In der orthodoxen Kirche in Słubice blickt der Ukrainer Igor Kusevitsch mit Unruhe in Richtung Heimat. "Ich bin besorgt und das ganze gefällt mir nicht. Ich fürchte um meine Familie in der Ukraine", erzählt er dem rbb. Vor anderthalb Jahren sei er mit seiner Familie aus der West-Ukraine nach Polen gezogen. "Es ist schwer zu ertragen", sagt Kusevitsch.
Die ukrainische Gemeinschaft der polnischen Stadt begrüßt die Unterstützungsbekundungen der internationalen Gemeinschaft und die Solidarität der polnischen Bevölkerung. So wie Artem Koch, der seit neun Jahren in Słubice lebt. Koch hat eine klare Meinung zu den Forderungen des russischen Präsidenten Vladimir Putin nach dem Stopp der NATO-Osterweiterung.
"Wir können genauso gut von Russland verlangen, dass es nicht mit Weißrussland oder mit anderen Ländern paktiert. Doch wir sagen ihnen nicht, dass sie das nicht dürfen", sagt Koch. "Wir sind ein souveränes Land."
Polnische Städte bereiten sich auf ukrainische Geflüchtete
In den vergangenen Tagen reisten der französische Präsident, Emmanuel Macron, und der deutsche Bundeskanzler, Olaf Scholz, nach Moskau. Die deutsche Außenministerin Annalena Baerbock flog vergangene Woche nach Kiew. Trotz den diplomatischen Bemühungen bleibt die Lage an den ukrainischen Grenzen vorerst angespannt.

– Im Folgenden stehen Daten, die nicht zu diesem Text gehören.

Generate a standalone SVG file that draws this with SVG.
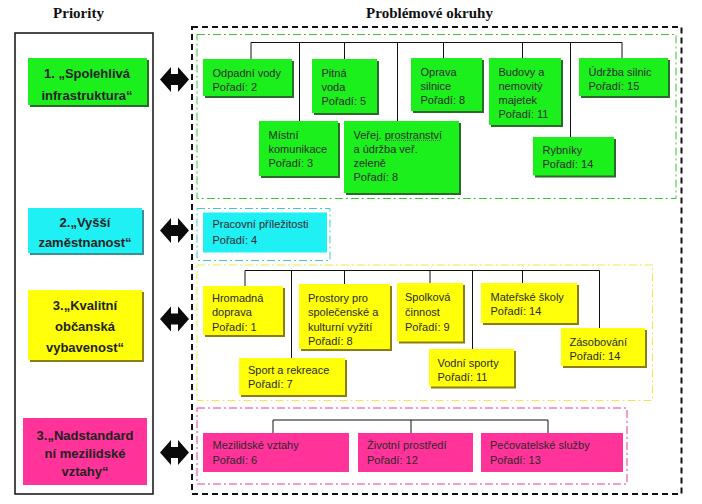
<svg xmlns="http://www.w3.org/2000/svg" width="702" height="504" viewBox="0 0 702 504">
<defs>
<style>
.title{font-family:"Liberation Serif","Times New Roman",serif;font-weight:bold;font-size:15px;fill:#111;text-anchor:middle}
.pt{font-family:"Liberation Sans",Arial,sans-serif;font-weight:bold;font-size:13px;fill:#222;text-anchor:middle}
.t{font-family:"Liberation Sans",Arial,sans-serif;font-size:11px;fill:#2a2a2a}
.g{fill:#1cf01c}
.gs{fill:#2b6a2b}
.c{fill:#1ff0f4}
.cs{fill:#3a8f99}
.y{fill:#ffff0a}
.ys{fill:#8c7d10}
.p{fill:#ff3399}
.con line{stroke:#111;stroke-width:1}
.arr{fill:#0a0a0a}
</style>
<path id="dblarrow" d="M0,0 L11,-12.5 L11,-5.5 L18,-5.5 L18,-12.5 L29,0 L18,12.5 L18,5.5 L11,5.5 L11,12.5 Z"/>
</defs>
<rect width="702" height="504" fill="#fff"/>

<text class="title" x="78.5" y="18">Priority</text>
<text class="title" x="429.5" y="18">Problémové okruhy</text>

<!-- frames -->
<rect x="15" y="33" width="138" height="461" fill="none" stroke="#111" stroke-width="1.5"/>
<rect x="192" y="27" width="489.5" height="467" fill="none" stroke="#111" stroke-width="2" stroke-dasharray="6,4"/>
<rect x="197" y="34.5" width="479" height="164" fill="none" stroke="#3bc43b" stroke-width="1" stroke-dasharray="8,3,2,3"/>
<rect x="197" y="208.5" width="133" height="52" fill="none" stroke="#40c8dc" stroke-width="1" stroke-dasharray="8,3,2,3"/>
<rect x="197" y="265" width="455.5" height="135.5" fill="none" stroke="#f0e84a" stroke-width="1" stroke-dasharray="8,3,2,3"/>
<rect x="197" y="408" width="430" height="76" fill="none" stroke="#e2409a" stroke-width="1" stroke-dasharray="8,3,2,3"/>

<!-- priorities -->
<g id="priority1">
<rect class="gs" x="30" y="60" width="119" height="47"/>
<rect class="g" x="28" y="58" width="119" height="47"/>
<text class="pt" x="87" y="78">1. „Spolehlivá</text>
<text class="pt" x="87" y="100">infrastruktura“</text>
</g>
<g id="priority2">
<rect class="cs" x="30" y="210" width="114" height="45"/>
<rect class="c" x="28" y="208" width="114" height="45"/>
<text class="pt" x="85" y="227">2.„Vyšší</text>
<text class="pt" x="85" y="247">zaměstnanost“</text>
</g>
<g id="priority3">
<rect class="ys" x="30" y="292" width="114" height="70"/>
<rect class="y" x="28" y="290" width="114" height="70"/>
<text class="pt" x="85" y="310">3.„Kvalitní</text>
<text class="pt" x="85" y="331">občanská</text>
<text class="pt" x="85" y="352">vybavenost“</text>
</g>
<g id="priority4">
<rect class="p" x="23" y="418" width="124" height="67"/>
<text class="pt" x="85" y="440">3.„Nadstandard</text>
<text class="pt" x="85" y="458">ní mezilidské</text>
<text class="pt" x="85" y="476">vztahy“</text>
</g>

<!-- connectors -->
<g id="connectors" class="con">
<g id="arrows" class="arr">
<use href="#dblarrow" x="160" y="79.5"/>
<use href="#dblarrow" x="160" y="230.5"/>
<use href="#dblarrow" x="160" y="319"/>
<use href="#dblarrow" x="160" y="452.5"/>
</g>
<line x1="251" y1="42.5" x2="622" y2="42.5"/>
<line x1="251" y1="42.5" x2="251" y2="59"/>
<line x1="299.5" y1="42.5" x2="299.5" y2="121"/>
<line x1="344.5" y1="42.5" x2="344.5" y2="59"/>
<line x1="397.5" y1="42.5" x2="397.5" y2="121"/>
<line x1="443.5" y1="42.5" x2="443.5" y2="58"/>
<line x1="522.5" y1="42.5" x2="522.5" y2="58"/>
<line x1="570.5" y1="42.5" x2="570.5" y2="137"/>
<line x1="622" y1="42.5" x2="622" y2="58"/>

<line x1="245" y1="270.5" x2="599.5" y2="270.5"/>
<line x1="245" y1="270.5" x2="245" y2="286"/>
<line x1="291.5" y1="270.5" x2="291.5" y2="358"/>
<line x1="344.5" y1="270.5" x2="344.5" y2="284"/>
<line x1="430" y1="270.5" x2="430" y2="283"/>
<line x1="472.5" y1="270.5" x2="472.5" y2="349"/>
<line x1="522.5" y1="270.5" x2="522.5" y2="283"/>
<line x1="599.5" y1="270.5" x2="599.5" y2="328"/>

<line x1="273" y1="420" x2="548" y2="420"/>
<line x1="273" y1="420" x2="273" y2="433"/>
<line x1="411" y1="420" x2="411" y2="433"/>
<line x1="548" y1="420" x2="548" y2="433"/>
</g>

<!-- green nodes -->
<g id="odpadni"><rect class="gs" x="205" y="61" width="89" height="37"/><rect class="g" x="203" y="59" width="89" height="37"/>
<text class="t" x="212.5" y="76.5">Odpadní vody</text><text class="t" x="212.5" y="90.5">Pořadí: 2</text></g>
<g id="pitna"><rect class="gs" x="314" y="61" width="65" height="54"/><rect class="g" x="312" y="59" width="65" height="54"/>
<text class="t" x="321.5" y="76.5">Pitná</text><text class="t" x="321.5" y="90.5">voda</text><text class="t" x="321.5" y="104.5">Pořadí: 5</text></g>
<g id="oprava"><rect class="gs" x="413" y="60" width="71" height="53"/><rect class="g" x="411" y="58" width="71" height="53"/>
<text class="t" x="420.5" y="76">Oprava</text><text class="t" x="420.5" y="90">silnice</text><text class="t" x="420.5" y="104">Pořadí: 8</text></g>
<g id="budovy"><rect class="gs" x="491" y="60" width="72" height="67"/><rect class="g" x="489" y="58" width="72" height="67"/>
<text class="t" x="498.5" y="76">Budovy a</text><text class="t" x="498.5" y="90">nemovitý</text><text class="t" x="498.5" y="104">majetek</text><text class="t" x="498.5" y="118">Pořadí: 11</text></g>
<g id="udrzba"><rect class="gs" x="581" y="60" width="89" height="38"/><rect class="g" x="579" y="58" width="89" height="38"/>
<text class="t" x="588.5" y="76">Údržba silnic</text><text class="t" x="588.5" y="90">Pořadí: 15</text></g>
<g id="mistni"><rect class="gs" x="261" y="123" width="79" height="55"/><rect class="g" x="259" y="121" width="79" height="55"/>
<text class="t" x="268.5" y="138.5">Místní</text><text class="t" x="268.5" y="152.5">komunikace</text><text class="t" x="268.5" y="166.5">Pořadí: 3</text></g>
<g id="verej"><rect class="gs" x="346" y="123" width="115" height="72"/><rect class="g" x="344" y="121" width="115" height="72"/>
<text class="t" x="353.5" y="138.5">Veřej. prostranství</text><text class="t" x="353.5" y="152.5">a údržba veř.</text><text class="t" x="353.5" y="166.5">zeleně</text><text class="t" x="353.5" y="180.5">Pořadí: 8</text>
<line x1="387" y1="140.5" x2="441" y2="140.5" stroke="#5a5a5a" stroke-width="1" stroke-dasharray="1,1"/></g>
<g id="rybniky"><rect class="gs" x="535" y="139" width="81" height="38.5"/><rect class="g" x="533" y="137" width="81" height="38.5"/>
<text class="t" x="542.5" y="154">Rybníky</text><text class="t" x="542.5" y="168">Pořadí: 14</text></g>

<!-- cyan node -->
<g id="pracovni"><rect class="c" x="203" y="212.5" width="124" height="40"/>
<text class="t" x="212.5" y="228">Pracovní příležitosti</text><text class="t" x="212.5" y="243.5">Pořadí: 4</text></g>

<!-- yellow nodes -->
<g id="hromadna"><rect class="ys" x="205" y="288" width="80" height="49"/><rect class="y" x="203" y="286" width="80" height="49"/>
<text class="t" x="212" y="301.5">Hromadná</text><text class="t" x="212" y="316">doprava</text><text class="t" x="212" y="330.5">Pořadí: 1</text></g>
<g id="prostory"><rect class="ys" x="301" y="286" width="91" height="65"/><rect class="y" x="299" y="284" width="91" height="65"/>
<text class="t" x="308" y="301.5">Prostory pro</text><text class="t" x="308" y="316">společenské a</text><text class="t" x="308" y="331">kulturní vyžití</text><text class="t" x="308" y="345">Pořadí: 8</text></g>
<g id="spolkova"><rect class="ys" x="399" y="285" width="66" height="58.5"/><rect class="y" x="397" y="283" width="66" height="58.5"/>
<text class="t" x="405" y="301">Spolková</text><text class="t" x="405" y="316">činnost</text><text class="t" x="405" y="331">Pořadí: 9</text></g>
<g id="materske"><rect class="ys" x="483" y="285" width="96" height="40"/><rect class="y" x="481" y="283" width="96" height="40"/>
<text class="t" x="490.5" y="301">Mateřské školy</text><text class="t" x="490.5" y="315">Pořadí: 14</text></g>
<g id="sport"><rect class="ys" x="241" y="360" width="106" height="37"/><rect class="y" x="239" y="358" width="106" height="37"/>
<text class="t" x="248" y="374">Sport a rekreace</text><text class="t" x="248" y="388">Pořadí: 7</text></g>
<g id="vodni"><rect class="ys" x="431" y="351" width="85" height="37.5"/><rect class="y" x="429" y="349" width="85" height="37.5"/>
<text class="t" x="437.5" y="366.5">Vodní sporty</text><text class="t" x="437.5" y="380.5">Pořadí: 11</text></g>
<g id="zasobovani"><rect class="ys" x="563" y="330" width="84" height="38"/><rect class="y" x="561" y="328" width="84" height="38"/>
<text class="t" x="569.5" y="345.5">Zásobování</text><text class="t" x="569.5" y="359.5">Pořadí: 14</text></g>

<!-- pink nodes -->
<g id="mezilidske"><rect class="p" x="203" y="433" width="146" height="39"/>
<text class="t" x="212.5" y="449">Mezilidské vztahy</text><text class="t" x="212.5" y="464">Pořadí: 6</text></g>
<g id="zivotni"><rect class="p" x="358" y="433" width="115" height="39"/>
<text class="t" x="367" y="449">Životní prostředí</text><text class="t" x="367" y="464">Pořadí: 12</text></g>
<g id="pecovatelske"><rect class="p" x="481" y="433" width="142" height="39"/>
<text class="t" x="490" y="449">Pečovatelské služby</text><text class="t" x="490" y="464">Pořadí: 13</text></g>
</svg>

Polen bereitet sich vorsorglich auf die Aufnahme von Geflüchteten aus der Ukraine vor. Gemeinden, die an der polnisch-ukrainischen Grenze liegen, wurden bereits angewiesen, entsprechende Gebäude und Einrichtungen bereit zu halten. Auch in Słubice rechnet man damit, dass die ukrainische Gemeinschaft größer werden dürfte.